DATA SECTION:
--------

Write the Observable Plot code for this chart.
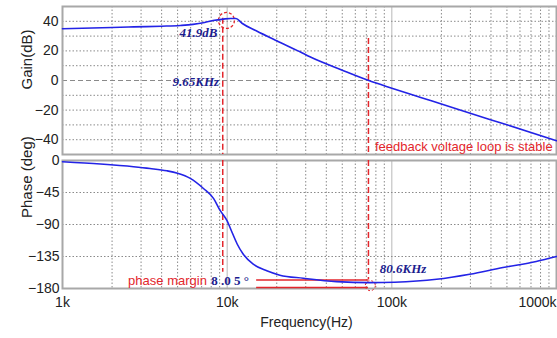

--------

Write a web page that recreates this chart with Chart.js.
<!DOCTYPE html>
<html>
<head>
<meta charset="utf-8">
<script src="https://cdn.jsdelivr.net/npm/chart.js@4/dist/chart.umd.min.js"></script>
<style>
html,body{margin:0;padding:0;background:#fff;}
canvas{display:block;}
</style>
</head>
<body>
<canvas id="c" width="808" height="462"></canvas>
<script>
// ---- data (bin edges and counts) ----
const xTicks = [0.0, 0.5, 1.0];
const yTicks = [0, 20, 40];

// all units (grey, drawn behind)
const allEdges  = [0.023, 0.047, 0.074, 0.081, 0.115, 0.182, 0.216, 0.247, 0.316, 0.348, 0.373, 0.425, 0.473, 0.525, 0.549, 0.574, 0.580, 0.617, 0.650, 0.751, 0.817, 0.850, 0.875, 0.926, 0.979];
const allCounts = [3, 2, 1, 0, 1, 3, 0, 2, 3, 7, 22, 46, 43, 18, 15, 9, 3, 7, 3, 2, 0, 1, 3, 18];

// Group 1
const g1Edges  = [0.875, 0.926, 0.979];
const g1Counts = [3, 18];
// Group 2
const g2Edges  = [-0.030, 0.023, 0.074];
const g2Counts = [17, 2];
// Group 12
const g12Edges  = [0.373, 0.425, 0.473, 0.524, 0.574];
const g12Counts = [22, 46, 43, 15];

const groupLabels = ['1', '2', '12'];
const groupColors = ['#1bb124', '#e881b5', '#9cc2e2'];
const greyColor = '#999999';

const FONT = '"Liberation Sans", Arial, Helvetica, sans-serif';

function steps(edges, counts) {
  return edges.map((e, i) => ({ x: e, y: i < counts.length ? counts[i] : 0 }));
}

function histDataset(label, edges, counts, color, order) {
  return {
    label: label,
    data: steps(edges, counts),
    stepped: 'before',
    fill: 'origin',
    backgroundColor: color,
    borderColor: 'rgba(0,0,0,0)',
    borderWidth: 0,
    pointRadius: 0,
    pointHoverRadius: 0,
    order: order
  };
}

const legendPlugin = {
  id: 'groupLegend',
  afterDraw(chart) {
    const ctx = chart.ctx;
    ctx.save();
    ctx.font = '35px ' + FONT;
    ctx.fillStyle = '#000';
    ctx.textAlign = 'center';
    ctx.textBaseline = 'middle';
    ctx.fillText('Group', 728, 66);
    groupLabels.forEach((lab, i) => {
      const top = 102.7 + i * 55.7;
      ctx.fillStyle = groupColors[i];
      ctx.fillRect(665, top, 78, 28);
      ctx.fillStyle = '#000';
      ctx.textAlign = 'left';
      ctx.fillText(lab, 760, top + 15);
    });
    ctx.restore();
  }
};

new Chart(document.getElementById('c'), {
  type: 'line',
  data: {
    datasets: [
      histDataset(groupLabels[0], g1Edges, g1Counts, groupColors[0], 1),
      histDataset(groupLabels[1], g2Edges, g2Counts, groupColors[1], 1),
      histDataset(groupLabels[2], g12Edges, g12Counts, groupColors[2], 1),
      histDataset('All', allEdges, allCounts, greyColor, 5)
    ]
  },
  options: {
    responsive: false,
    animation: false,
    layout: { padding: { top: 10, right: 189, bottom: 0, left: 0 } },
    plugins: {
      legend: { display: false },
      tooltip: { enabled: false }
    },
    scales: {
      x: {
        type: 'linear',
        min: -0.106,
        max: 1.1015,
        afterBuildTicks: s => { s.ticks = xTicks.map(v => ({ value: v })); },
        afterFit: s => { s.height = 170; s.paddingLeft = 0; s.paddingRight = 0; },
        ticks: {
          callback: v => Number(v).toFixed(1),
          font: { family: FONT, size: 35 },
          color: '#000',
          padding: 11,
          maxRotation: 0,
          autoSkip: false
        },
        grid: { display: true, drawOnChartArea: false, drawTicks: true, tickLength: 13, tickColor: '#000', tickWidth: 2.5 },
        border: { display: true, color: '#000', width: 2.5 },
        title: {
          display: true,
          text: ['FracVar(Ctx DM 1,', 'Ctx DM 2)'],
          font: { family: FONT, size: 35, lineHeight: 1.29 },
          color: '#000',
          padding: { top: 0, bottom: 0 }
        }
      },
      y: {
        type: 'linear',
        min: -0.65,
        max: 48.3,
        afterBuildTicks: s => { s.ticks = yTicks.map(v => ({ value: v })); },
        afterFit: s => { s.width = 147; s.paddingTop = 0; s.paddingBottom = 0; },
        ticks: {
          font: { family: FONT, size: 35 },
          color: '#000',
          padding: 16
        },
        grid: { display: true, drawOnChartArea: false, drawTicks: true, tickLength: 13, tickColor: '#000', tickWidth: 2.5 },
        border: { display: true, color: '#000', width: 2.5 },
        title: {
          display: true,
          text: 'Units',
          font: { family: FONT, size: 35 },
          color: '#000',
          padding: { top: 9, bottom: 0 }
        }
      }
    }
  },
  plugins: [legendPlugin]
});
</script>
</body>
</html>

--------

WHAT THE TASK ASKS:
Taking the lines above, repeat exactly those from the line that contains "Write a web" through the line that contains "const yTicks = [0, 20, 40];", and both of those lines as well. Include nothing else.

ANSWER TO THIS PROBLEM:
Write a web page that recreates this chart with Chart.js.
<!DOCTYPE html>
<html>
<head>
<meta charset="utf-8">
<script src="https://cdn.jsdelivr.net/npm/chart.js@4/dist/chart.umd.min.js"></script>
<style>
html,body{margin:0;padding:0;background:#fff;}
canvas{display:block;}
</style>
</head>
<body>
<canvas id="c" width="808" height="462"></canvas>
<script>
// ---- data (bin edges and counts) ----
const xTicks = [0.0, 0.5, 1.0];
const yTicks = [0, 20, 40];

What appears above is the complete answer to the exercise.